Neither is this path easy, moreover the ills of white civilization weigh down on it heavily. The toughest battle was and is for the liberation of western man, entrenched in ego. As so often, the white man has again gone to the other extreme. With the sacred means of improvisation, he carried out the vivisection of the soul ad absurdum, making a fetish out of it, and the majority of European contemporary music foundered, far out from the shore but in the low tide of chaos. This problem can most spectacularly be seen in the phenomenon of the musical idea, that is, the melody or musical theme. In European contemporary music, in the absence of a living tradition, melodies and melodic fragments are selected from old composed European music or from black jazz or other exotic models. This superficial procedure is a sign of uncertainty and always results in a patchwork texture.

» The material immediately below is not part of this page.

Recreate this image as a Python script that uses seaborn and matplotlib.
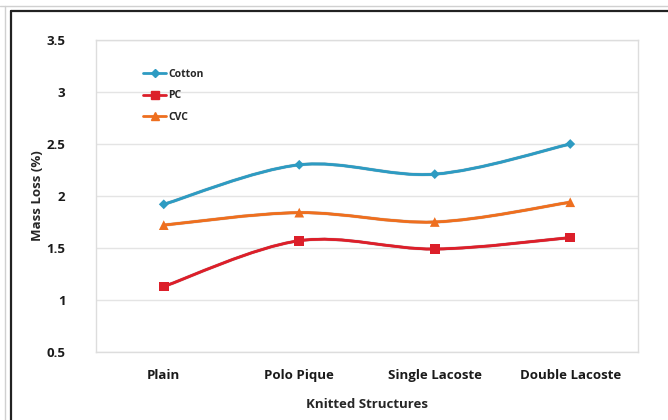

It is, then, understandable that fellow musicians in Europe should wonder at Szabados’s oeuvre, which parades the completeness and unity of the archaic world and today’s ‘compost’ in a way unattainable for them. And more than this, the certainty of statement. (I believe the current world revival of Bartók has a similar origin.) On the other hand we too can admire the consistency, the versatility of western (‘improvising’) European musicians, their technical ability taken to the limits, because the lack of these necessary musical qualities is painfully apparent with the majority of Hungarian musicians working in improvisation.
Joëlle Léandre is today held to be one of the strongest characters in European contemporary music. Her striking, dramatic bass playing is formed a sensitive but impassioned spirit. The frequent non-tempered sounds, conjuring up the arché, our primeval roots, are interwoven with the formal traits of European composed music, which an emotional soul combines with heightened nerves to form a whole. Their first joint music with Szabados was made in the spirit of complete openness, without any kind of rehearsal or pre-agreed framework.
By way of a beginning the piano sprinkled some slow falling rhythms with a vaguely Asian flavour, as if inviting the bass to ‘dance’, which it accepts – thus setting off a modern large-scale piece in a suite form. This long number at times opens out onto a broad cosmic world, and other times withdraws into infinitely refined intimacy. The cries of loneliness erupting from the bass, its rasping pain, and the piano chords that cradle and protect it at times develop into a tempestuous dance, or take wing as a solemn hymn. Between the fearful expectancy of cosmic anxiety and the glad prospect of the Creator’s calm we feel the impulse of this concert. This music, of varying nature, linked to an emotional basis, is difficult to approach with words: from the conjuring up of ringing bells, through elementary sound gestures starting from the secure basis of medieval dotted rhythms through to the childlike simplicity concluding the second piece, it contains so much.
Inner peace, a quiet calm, refinement, humility... – these were the phrases that rose to our lips after the concert. The piano, partly due to the nature of the instrument, held the proportions of the contours and steps in a sure hand, and initiated an aura that, developed jointly, arched from the musicians and the lofty music over the heads of the audience... but now, dear listener, put aside these stumbling words and trust rather your ears and your heart: trust the authentic experience this disc will give you.
Magyarkanizsa, November 2010
Zoltán Bicskei
Translated by Richard Robinson
* when this piece was written we did not imagine that György Szabados’s death on 10 June 2011 would bring his o euvre to a close.